E ainda há pessoas assim, eu acredito nisso.

Dia desses eu estava assistindo o JN quando mostraram um ato que três policias tiveram ao ver uma criança chorando sentada no meio fio junto os seus irmãos.

Eis que eles estavam fazendo a ronda quando observaram um trio de crianças chorando, eles se aproximaram com o carro oficial da polícia e perguntaram o que estava acontecendo. Sem medir palavras a criança de oito anos disse “hoje é meu aniversário e eu não tenho bolo…”

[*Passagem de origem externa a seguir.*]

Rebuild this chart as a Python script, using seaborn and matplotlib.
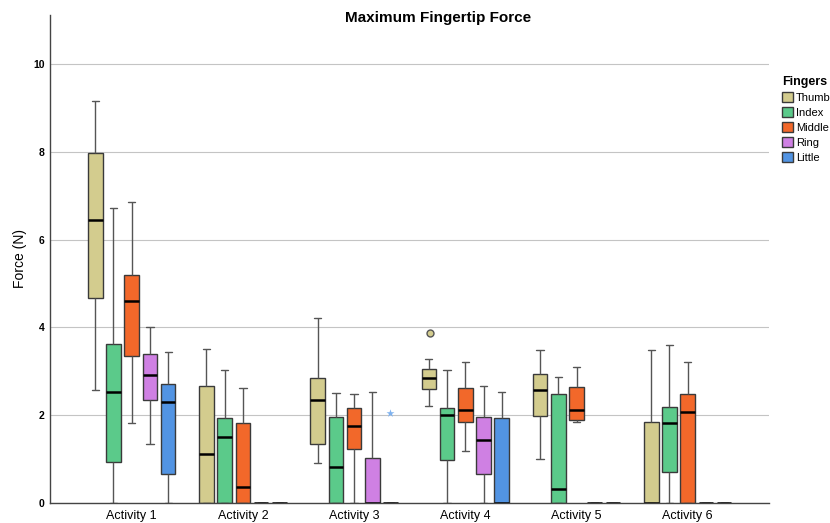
import matplotlib
matplotlib.use("Agg")
import matplotlib.pyplot as plt
import seaborn as sns
import pandas as pd

# five-number summaries per box: [min, Q1, median, Q3, max]
activities = ["Activity 1", "Activity 2", "Activity 3", "Activity 4", "Activity 5", "Activity 6"]
fingers = ["Thumb", "Index", "Middle", "Ring", "Little"]

thumb = [[2.58, 4.67, 6.44, 7.97, 9.15],
         [0.00, 0.00, 1.12, 2.67, 3.50],
         [0.91, 1.34, 2.34, 2.84, 4.21],
         [2.22, 2.60, 2.85, 3.06, 3.29],
         [1.00, 1.98, 2.57, 2.95, 3.49],
         [0.00, 0.00, 0.00, 1.84, 3.49]]
index = [[0.00, 0.93, 2.52, 3.62, 6.72],
         [0.00, 0.00, 1.50, 1.94, 3.04],
         [0.00, 0.00, 0.83, 1.97, 2.51],
         [0.00, 0.99, 2.01, 2.17, 3.04],
         [0.00, 0.00, 0.31, 2.48, 2.86],
         [0.00, 0.71, 1.83, 2.18, 3.61]]
middle = [[1.82, 3.34, 4.61, 5.19, 6.85],
          [0.00, 0.00, 0.36, 1.83, 2.63],
          [0.00, 1.22, 1.76, 2.16, 2.48],
          [1.18, 1.85, 2.13, 2.61, 3.21],
          [1.85, 1.90, 2.11, 2.65, 3.10],
          [0.00, 0.00, 2.07, 2.48, 3.22]]
ring = [[1.35, 2.35, 2.92, 3.39, 4.01],
        [0.00, 0.00, 0.00, 0.00, 0.00],
        [0.00, 0.00, 0.00, 1.02, 2.53],
        [0.00, 0.66, 1.43, 1.97, 2.67],
        [0.00, 0.00, 0.00, 0.00, 0.00],
        [0.00, 0.00, 0.00, 0.00, 0.00]]
little = [[0.00, 0.66, 2.31, 2.71, 3.43],
          [0.00, 0.00, 0.00, 0.00, 0.00],
          [0.00, 0.00, 0.00, 0.00, 0.00],
          [0.00, 0.00, 0.00, 1.93, 2.54],
          [0.00, 0.00, 0.00, 0.00, 0.00],
          [0.00, 0.00, 0.00, 0.00, 0.00]]

# outlier (circle) and extreme (star)
outlier_activity = ["Activity 4"]
outlier_finger = ["Thumb"]
outlier_value = [3.88]
extreme_activity = ["Activity 3"]
extreme_finger = ["Little"]
extreme_value = [2.06]

colors = {"Thumb": "#D3CC8E", "Index": "#5BCA8A", "Middle": "#F2682A",
          "Ring": "#CF80E3", "Little": "#5294E3"}

summaries = {"Thumb": thumb, "Index": index, "Middle": middle, "Ring": ring, "Little": little}
rows = []
for f in fingers:
    for a, vals in zip(activities, summaries[f]):
        for v in vals:
            rows.append({"Activity": a, "Finger": f, "Force": v})
df = pd.DataFrame(rows)

out_df = pd.DataFrame({"Activity": outlier_activity, "Finger": outlier_finger, "Force": outlier_value})
ext_df = pd.DataFrame({"Activity": extreme_activity, "Finger": extreme_finger, "Force": extreme_value})

sns.set_theme(style="white")
plt.rcParams["font.family"] = ["Liberation Sans", "DejaVu Sans"]
plt.rcParams["text.color"] = "black"
plt.rcParams["axes.labelcolor"] = "black"
plt.rcParams["xtick.color"] = "black"
plt.rcParams["ytick.color"] = "black"

fig = plt.figure(figsize=(8.3, 5.23), dpi=100)
ax = fig.add_axes([50 / 830, 20 / 523, 719 / 830, 488 / 523])

sns.boxplot(data=df, x="Activity", y="Force", hue="Finger", order=activities,
            hue_order=fingers, palette=colors, saturation=1, width=0.82, gap=0.2,
            whis=(0, 100), linecolor="#3a3a3a", linewidth=1.0,
            medianprops=dict(color="black", linewidth=1.8),
            whiskerprops=dict(color="#555555", linewidth=1.0),
            capprops=dict(color="#555555", linewidth=1.0),
            ax=ax)

sns.stripplot(data=out_df, x="Activity", y="Force", hue="Finger", order=activities,
              hue_order=fingers, palette=colors, dodge=True, jitter=False,
              marker="o", size=5, edgecolor="#555555", linewidth=1,
              legend=False, ax=ax)
sns.stripplot(data=ext_df, x="Activity", y="Force", hue="Finger", order=activities,
              hue_order=fingers, palette={f: "#7FB2EE" for f in fingers}, dodge=True,
              jitter=False, marker="*", size=6, linewidth=0, legend=False, ax=ax)

ax.set_xlim(-0.735, 5.731)
ax.set_ylim(0, 11.12)
ax.set_yticks([0, 2, 4, 6, 8, 10])
ax.set_yticklabels(["0", "2", "4", "6", "8", "10"], fontsize=7.5, fontweight="bold")
ax.tick_params(axis="both", length=0)
ax.tick_params(axis="y", pad=4)
ax.tick_params(axis="x", pad=5, labelsize=9)
ax.yaxis.grid(True, color="#c4c4c4", linewidth=0.8)
ax.set_axisbelow(True)
ax.set_xlabel("")
ax.set_ylabel("Force (N)", fontsize=10, labelpad=4)

for s in ["top", "right"]:
    ax.spines[s].set_visible(False)
for s in ["left", "bottom"]:
    ax.spines[s].set_color("#444444")
    ax.spines[s].set_linewidth(1.0)

fig.text(438 / 830, 1 - 18 / 523, "Maximum Fingertip Force", ha="center", va="center",
         fontsize=11, fontweight="bold")

handles, labels = ax.get_legend_handles_labels()
ax.legend_.remove()
leg = fig.legend(handles, labels, title="Fingers", loc="upper left",
                 bbox_to_anchor=(782 / 830, 1 - 76 / 523), frameon=False,
                 fontsize=8, title_fontproperties={"weight": "bold", "size": 9},
                 handlelength=1.0, handleheight=1.0, handletextpad=0.25,
                 labelspacing=0.38, borderpad=0, borderaxespad=0)
leg._legend_box.align = "left"

fig.savefig("out.png", dpi=100)
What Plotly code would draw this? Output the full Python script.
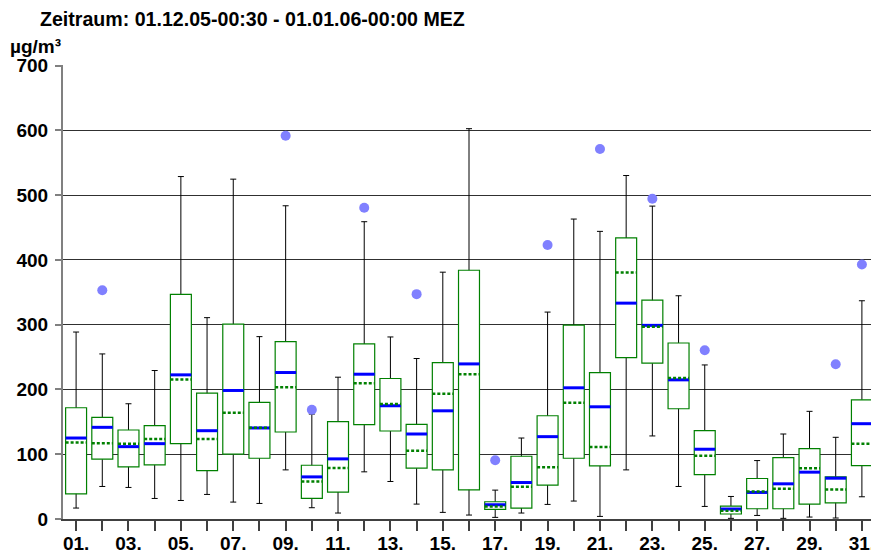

Aquelas palavras comoveu os três colegas e eles tiveram uma ideia. Colocaram-nas no carro e levaram-nas ao supermercado, lá eles compraram ingredientes para fazer bolo, brigadeiro, salgadinhos, refrigerantes e uma boneca. Eles voltaram com as crianças para a casa e entregaram tudo à mãe dos pequenos, a mãe ficou extremamente agradecida e convidou-os para ficar, mas eles não puderam, eles tinham que continuar seu trabalho de cuidar das pessoas da cidade. Tiraram uma foto juntos e ficaram na memória eterna dessa pequena que teve sua festa de aniversário junto aos seus queridos.

Eles foram HUMANOS em sua integridade, eles se preocuparam com o próximo, eles exerceram o papel mais lindo, o de doar amor. Esse ato foi amor puro, amor lindo. É injusto uma criança não ter um bolo, é injusto, elas não têm culpa do mundo ao qual vieram. Elas não têm culpa se o pai e a mãe não têm dinheiro para um bolo, mas elas têm direito a acreditar que a vida pode ser melhor, elas têm direito a acreditar nas pessoas, na bondade das pessoas, no amor.

Essas crianças com esse pequeno gesto ganharam esperanças para começar um novo ano. Essas crianças ganharam muito mais que um bolo, brigadeiros e uma boneca, ganharam um pouquinho do gosto de ser criança, de ser feliz, de não se preocupar pois não há um bolo. Essas crianças ganharam vida.

Vamos fazer não só com que as crianças ganhem vida, mas sim todos aqueles que nos procuram pois precisam de nós de alguma forma. Vamos fazer menos vista grossa. Vamos ser menos cegos.